The origins of organised crime in Ireland coincided with the outbreak of the Troubles in Northern Ireland, when the provisional IRA “funded their war by robbing banks”. This inspired “a significant cohort of young men who had come from the margins of Dublin society - people like the Dunnes, the Cahills, the Cunninghams” and from the 1970s onwards, there was a “massive upsurge” in armed crime. The late 1970s and early 1980s saw the arrival of “the heroin scourge” to, mostly, inner city Dublin. Enticed by “prodigious profits”, criminals moved into the drugs trade. The 1990s and noughties saw an increase in the use of recreational drugs more widely in Irish society - first hash, then cocaine - and these illegal drugs have been at the heart of the problem ever since. 

John Gilligan “changed the face of organised crime in Ireland” by placing “a coherent business, distribution and financial structure” around the importation and sale of drugs. The cocaine industry, now worth €1bn annually, has enticed “volatile young criminals who began killing each other, purely because that's the way they do business. It's all about treachery and greed and double crossing each other”. 

Twenty years on from the shocking murder of Veronica Guerin, the Kinahan-Hutch feud began in 2016. 

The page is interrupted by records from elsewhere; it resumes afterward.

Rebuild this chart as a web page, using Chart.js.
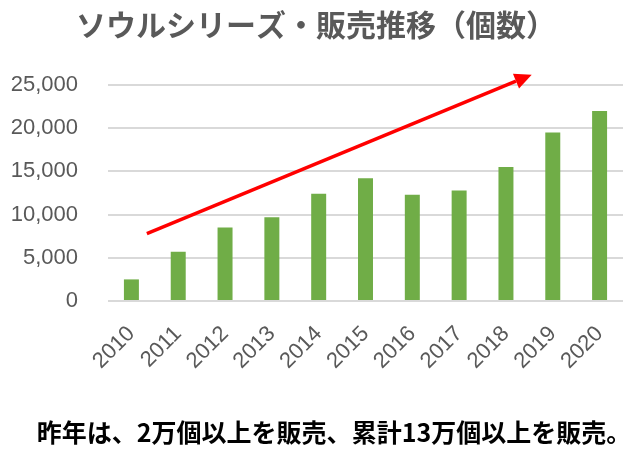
<!DOCTYPE html>
<html>
<head>
<meta charset="utf-8">
<script src="https://cdn.jsdelivr.net/npm/chart.js@4/dist/chart.umd.min.js"></script>
<style>
html,body{margin:0;padding:0;background:#fff;}
#wrap{width:640px;height:456px;position:relative;}
</style>
</head>
<body>
<div id="wrap"><canvas id="c"></canvas></div>
<script>
const titleText = 'ソウルシリーズ・販売推移（個数）';
const noteText = '昨年は、2万個以上を販売、累計13万個以上を販売。';
const years = ['2010','2011','2012','2013','2014','2015','2016','2017','2018','2019','2020'];
const sales = [2500, 5700, 8500, 9700, 12400, 14200, 12300, 12800, 15500, 19500, 22000];
const yTicks = [0, 5000, 10000, 15000, 20000, 25000];
// arrow endpoints in data coordinates: [category index, value]
const arrowStart = [0.33, 7800];
const arrowEnd = [8.55, 26200];

const arrowPlugin = {
  id: 'trendArrow',
  afterDatasetsDraw(chart) {
    const {ctx, scales: {x, y}} = chart;
    const x1 = x.getPixelForValue(arrowStart[0]);
    const y1 = y.getPixelForValue(arrowStart[1]);
    const x2 = x.getPixelForValue(arrowEnd[0]);
    const y2 = y.getPixelForValue(arrowEnd[1]);
    const ang = Math.atan2(y2 - y1, x2 - x1);
    const headLen = 17, headHalf = 8;
    const bx = x2 - headLen * Math.cos(ang);
    const by = y2 - headLen * Math.sin(ang);
    ctx.save();
    ctx.strokeStyle = '#ff0000';
    ctx.fillStyle = '#ff0000';
    ctx.lineWidth = 3.5;
    ctx.beginPath();
    ctx.moveTo(x1, y1);
    ctx.lineTo(bx, by);
    ctx.stroke();
    ctx.beginPath();
    ctx.moveTo(x2, y2);
    ctx.lineTo(bx + headHalf * Math.sin(ang), by - headHalf * Math.cos(ang));
    ctx.lineTo(bx - headHalf * Math.sin(ang), by + headHalf * Math.cos(ang));
    ctx.closePath();
    ctx.fill();
    ctx.restore();
  }
};

const notePlugin = {
  id: 'noteText',
  afterDraw(chart) {
    const ctx = chart.ctx;
    ctx.save();
    ctx.font = "bold 25px 'Noto Sans CJK JP', 'Noto Sans', sans-serif";
    ctx.fillStyle = '#000000';
    ctx.textAlign = 'center';
    ctx.textBaseline = 'middle';
    ctx.fillText(noteText, 334, 432);
    ctx.restore();
  }
};

new Chart(document.getElementById('c'), {
  type: 'bar',
  data: {
    labels: years,
    datasets: [{
      data: sales,
      backgroundColor: '#70ad47',
      borderWidth: 0,
      barPercentage: 0.32,
      categoryPercentage: 1.0
    }]
  },
  options: {
    responsive: true,
    maintainAspectRatio: false,
    animation: false,
    layout: { padding: { left: 9, right: 17, top: 7, bottom: 85 } },
    plugins: {
      legend: { display: false },
      tooltip: { enabled: false },
      title: {
        display: true,
        text: titleText,
        color: '#595959',
        font: { family: "'Noto Sans CJK JP', 'Noto Sans', sans-serif", size: 30, weight: 'bold' },
        padding: { top: 0, bottom: 42 }
      }
    },
    scales: {
      x: {
        grid: { display: false, drawTicks: false },
        border: { display: false },
        ticks: {
          color: '#595959',
          font: { family: "'Liberation Sans', sans-serif", size: 22 },
          maxRotation: 45, minRotation: 45,
          autoSkip: false,
          padding: 20
        },
        afterFit(axis) { axis.paddingLeft = 0; axis.paddingRight = 0; axis.height = 70; }
      },
      y: {
        min: 0, max: 25000,
        afterBuildTicks(axis) { axis.ticks = yTicks.map(v => ({value: v})); },
        grid: { color: '#d9d9d9', lineWidth: 2, drawTicks: false },
        border: { display: false },
        ticks: {
          color: '#595959',
          font: { family: "'Liberation Sans', sans-serif", size: 22 },
          padding: 30
        },
        afterFit(axis) { axis.width = 99; }
      }
    }
  },
  plugins: [arrowPlugin, notePlugin]
});
</script>
</body>
</html>
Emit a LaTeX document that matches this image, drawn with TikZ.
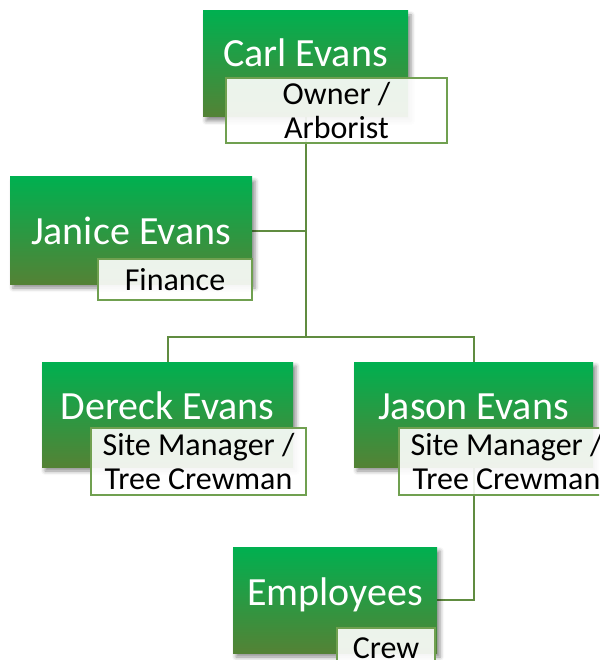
\documentclass[tikz,border=0pt]{standalone}
\usepackage{fontspec}
\setmainfont{Carlito}
\usetikzlibrary{shadows.blur}
\definecolor{gtop}{RGB}{0,176,80}
\definecolor{gbot}{RGB}{84,130,53}
\definecolor{lineg}{RGB}{96,140,64}
\definecolor{edgeg}{RGB}{112,160,80}
\pgfdeclarelayer{bg}
\pgfsetlayers{bg,main}
\tikzset{
 gbox/.style={rectangle, top color=gtop, bottom color=gbot, draw=none, anchor=north west, inner sep=0pt, outer sep=0pt,
   blur shadow={shadow xshift=3pt, shadow yshift=-4pt, shadow blur radius=4pt, shadow opacity=45}},
 lbox/.style={rectangle, draw=edgeg, line width=1.3pt, fill=white, fill opacity=0.9, text opacity=1, anchor=north west,
   inner sep=0pt, outer sep=0pt, align=center, font=\fontsize{32}{34}\selectfont, text=black},
 nametext/.style={text=white, font=\fontsize{40}{46}\selectfont, anchor=base, inner sep=0pt},
 conn/.style={draw=lineg, line width=2pt},
}
\begin{document}
\begin{tikzpicture}[x=1pt,y=-1pt]
\useasboundingbox (0,0) rectangle (599,660);
\clip (0,0) rectangle (599,660);
% Carl
\node[gbox, minimum width=205pt, minimum height=106pt] (carl) at (203,11) {};
\node[nametext] (carlname) at (305.5,67) {Carl Evans};
\node[lbox, minimum width=221pt, minimum height=65pt] (carllab) at (226,78) {Owner /\\Arborist};
% Janice
\node[gbox, minimum width=242pt, minimum height=107pt] (janice) at (10,177) {};
\node[nametext] (janicename) at (131,244) {Janice Evans};
\node[lbox, minimum width=154pt, minimum height=41pt] (janicelab) at (98,259) {Finance};
% Dereck
\node[gbox, minimum width=251pt, minimum height=105pt] (dereck) at (42,362) {};
\node[nametext] (dereckname) at (167.5,419) {Dereck Evans};
\node[lbox, minimum width=215pt, minimum height=67pt] (derecklab) at (91,428) {Site Manager /\\Tree Crewman};
% Jason
\node[gbox, minimum width=239pt, minimum height=105pt] (jason) at (354,362) {};
\node[nametext] (jasonname) at (473.5,419) {Jason Evans};
\node[lbox, minimum width=215pt, minimum height=67pt] (jasonlab) at (399,428) {Site Manager /\\Tree Crewman};
% Employees
\node[gbox, minimum width=204pt, minimum height=106pt] (emp) at (233,547) {};
\node[nametext] (empname) at (335,605) {Employees};
\node[lbox, minimum width=98pt, minimum height=41pt] (emplab) at (337,628) {Crew};
% connectors
\coordinate (bus) at (305.5,337);
\begin{pgfonlayer}{bg}
\draw[conn] (carl.south) -- (bus);
\draw[conn] (janice.east) -- (janice.east -| bus);
\draw[conn] (dereck.north) |- (bus) -| (jason.north);
\draw[conn] (jason.south) |- (emp.east);
\end{pgfonlayer}
\end{tikzpicture}
\end{document}
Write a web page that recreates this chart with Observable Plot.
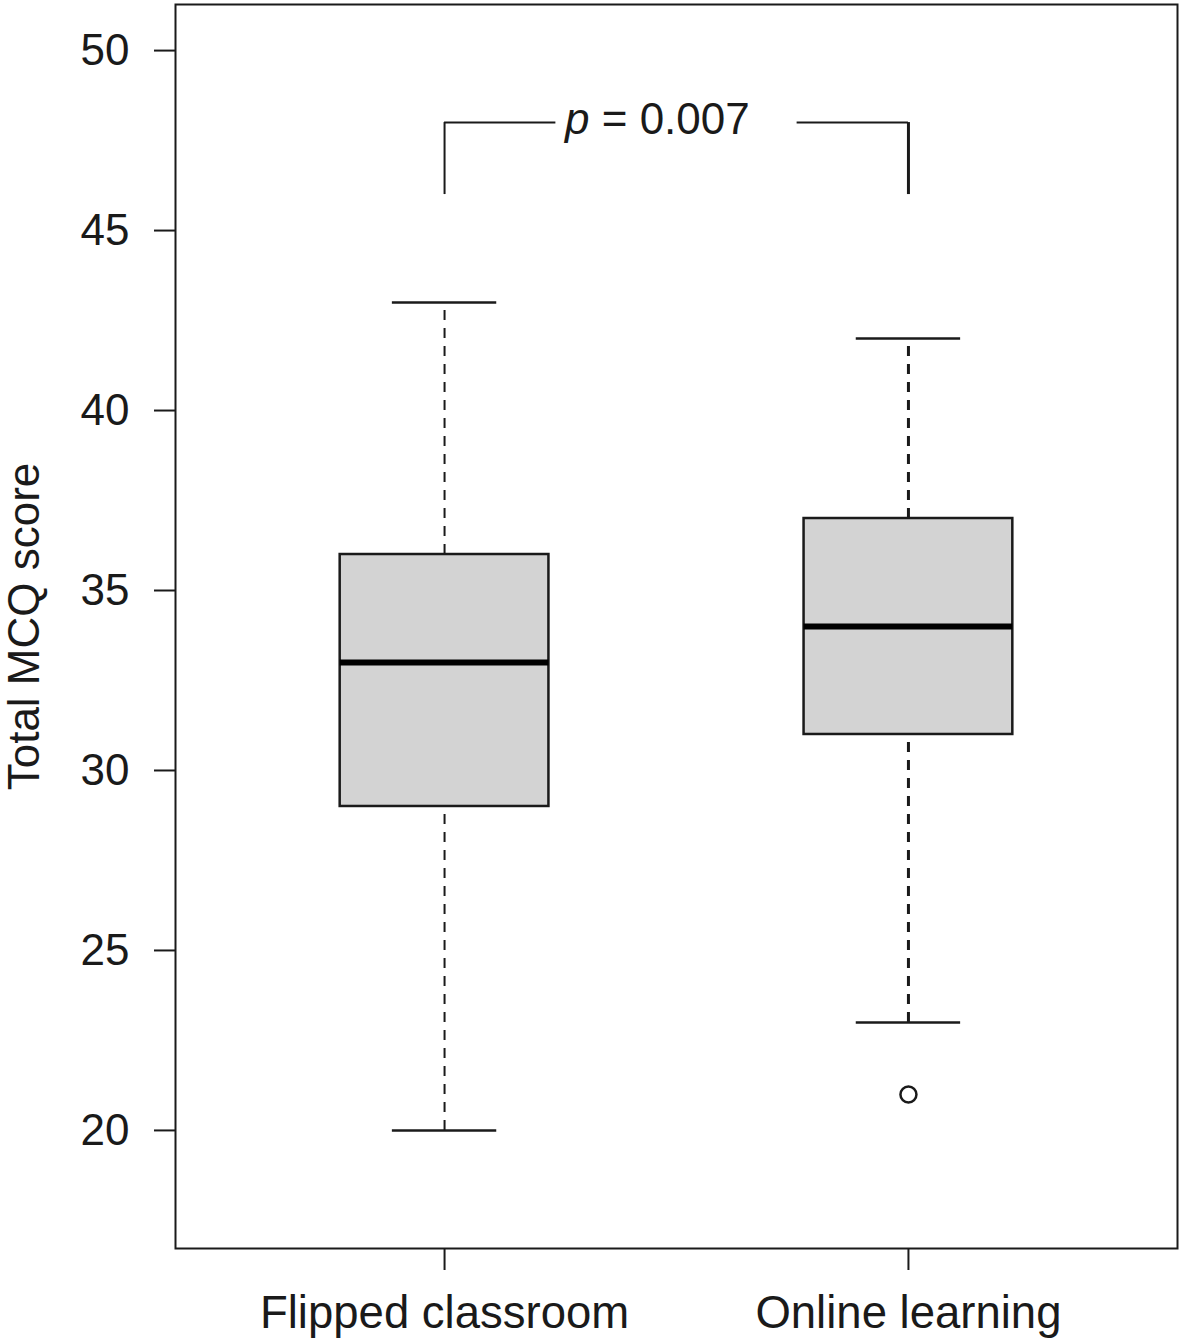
<!DOCTYPE html>
<html>
<head>
<meta charset="utf-8">
<script src="https://cdn.jsdelivr.net/npm/d3@7"></script>
<script src="https://cdn.jsdelivr.net/npm/@observablehq/plot@0.6"></script>
<style>
  html, body { margin: 0; padding: 0; background: #fff; }
  #chart svg { display: block; }
</style>
</head>
<body>
<div id="chart"></div>
<script>
// ---- data ----
const groups = ["Flipped classroom", "Online learning"];
const whiskerLow = [20, 23];
const q1 = [29, 31];
const median = [33, 34];
const q3 = [36, 37];
const whiskerHigh = [43, 42];
const outlierGroups = ["Online learning"];
const outlierValues = [21];
const yTicks = [20, 25, 30, 35, 40, 45, 50];
const pValueText = "0.007";
const bracketTop = 48;
const bracketBottom = 46;
const yLimits = [18, 50];

// ---- derived tables ----
const boxes = groups.map((g, i) => ({
  group: g, pos: i + 1,
  low: whiskerLow[i], q1: q1[i], med: median[i], q3: q3[i], high: whiskerHigh[i]
}));
const outliers = outlierGroups.map((g, i) => ({ pos: groups.indexOf(g) + 1, value: outlierValues[i] }));

const ext = (yLimits[1] - yLimits[0]) * 0.04;
const xExt = groups.length * 0.04;
const halfBox = 0.225, halfCap = 0.1125;
const ink = "#1a1a1a";
const font = "'Liberation Sans', Arial, Helvetica, sans-serif";
const mid = (1 + groups.length) / 2;
const gapHalf = 0.26;

const chart = Plot.plot({
  width: 1180,
  height: 1339,
  marginLeft: 175,
  marginRight: 3,
  marginTop: 4,
  marginBottom: 91,
  style: { fontFamily: font, background: "#fff", color: ink },
  x: { type: "linear", domain: [0.5 - xExt, groups.length + 0.5 + xExt], axis: null },
  y: { domain: [yLimits[0] - ext, yLimits[1] + ext], axis: null },
  marks: [
    // whiskers (dashed)
    Plot.ruleX(boxes, { x: "pos", y1: "q3", y2: "high", stroke: ink, strokeWidth: d => d.pos === 2 ? 3 : 2, strokeDasharray: "10,8" }),
    Plot.ruleX(boxes, { x: "pos", y1: "low", y2: "q1", stroke: ink, strokeWidth: d => d.pos === 2 ? 3 : 2, strokeDasharray: "10,8" }),
    // caps
    Plot.ruleY(boxes, { y: "high", x1: d => d.pos - halfCap, x2: d => d.pos + halfCap, stroke: ink, strokeWidth: 2.5 }),
    Plot.ruleY(boxes, { y: "low", x1: d => d.pos - halfCap, x2: d => d.pos + halfCap, stroke: ink, strokeWidth: 2.5 }),
    // boxes
    Plot.rect(boxes, { x1: d => d.pos - halfBox, x2: d => d.pos + halfBox, y1: "q1", y2: "q3", fill: "#d3d3d3", stroke: ink, strokeWidth: 2.5 }),
    // medians
    Plot.ruleY(boxes, { y: "med", x1: d => d.pos - halfBox, x2: d => d.pos + halfBox, stroke: "#000", strokeWidth: 6 }),
    // outliers
    Plot.dot(outliers, { x: "pos", y: "value", r: 8, stroke: ink, strokeWidth: 2.5, fill: "#fff" }),
    // significance bracket
    Plot.ruleY([bracketTop], { x1: 1, x2: mid - gapHalf, stroke: ink, strokeWidth: 2 }),
    Plot.ruleY([bracketTop], { x1: mid + gapHalf, x2: groups.length, stroke: ink, strokeWidth: 2 }),
    Plot.ruleX([1], { y1: bracketBottom, y2: bracketTop, stroke: ink, strokeWidth: 2 }),
    Plot.ruleX([groups.length], { y1: bracketBottom, y2: bracketTop, stroke: ink, strokeWidth: 3 }),
    Plot.text(["p"], { x: mid, y: bracketTop, text: d => d, textAnchor: "end", dx: -87, dy: -3, fontSize: 44, fontStyle: "italic", fill: ink }),
    Plot.text([" = " + pValueText], { x: mid, y: bracketTop, text: d => d, textAnchor: "start", dx: -87, dy: -3, fontSize: 44, fill: ink }),
    // axes
    Plot.axisY({ ticks: yTicks, tickSize: 21, tickPadding: 25, fontSize: 44, label: null, stroke: ink, strokeWidth: 2, fill: ink }),
    Plot.axisX({ ticks: groups.map((g, i) => i + 1), tickFormat: v => groups[v - 1], tickSize: 22, tickPadding: 25, fontSize: 45.5, label: null, stroke: ink, strokeWidth: 2, fill: ink }),
    // y title
    Plot.text(["Total MCQ score"], { frameAnchor: "left", text: d => d, rotate: -90, dx: -151, fontSize: 44, fill: ink, lineAnchor: "middle", textAnchor: "middle" }),
    // frame
    Plot.frame({ stroke: ink, strokeWidth: 2 })
  ]
});
document.getElementById("chart").appendChild(chart);
</script>
</body>
</html>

“This was carried out principally by the Kinahans who killed 18 people in a very short period of time, which really did hit Irish society in a big way.” 

The Kinahans operate “one of the biggest, multinational organised criminal groups in the world”.

Weeding out crime

Keeping on top of organised crime in Ireland is like maintaining a garden - “you don't let it go out of control. What has happened in Irish society in policing terms is that we let the weeds grow very high. John Gilligan got out of his box and murdered Veronica. The Kinahans and the Hutches all got out of their boxes and felt that they could wage war openly on the streets. We saw it in Limerick too. So, I think the big lesson there is about maintenance. Because as long as the people in society want to get stoned we will have organised crime”.

Interdisciplinary effort

Traditionally police forces have been conservative and resistant to change. But as newer recruits to the force have become more educated, “they began to realise how important academic research is in the whole field of criminology”.

Now psychology is having an impact on police interrogations, where previously bullish tactics are being exchanged for best practice approaches based on research. 

“The Graham Dwyer case was a brilliant example of academics getting the police to understand how to interview people and get the information out of them. Unlike in America where they still have an interrogative system where they effectively bully people into confessions and then you get a disproportionate number of cases of miscarriages of justice.”

Social history and social science are also important disciplines to help deepen our understanding of crime causation and prevention. 

“It’s also about education and about health because it’s the really harmful drugs like heroin and cocaine that are having a detrimental effect on our societies.”

Legalisation

Paul does not believe legalising drugs will solve the problem. In some places where cannabis has been legalised by local governments, criminals are still in situ, “selling it cheaper than the legitimate governments”.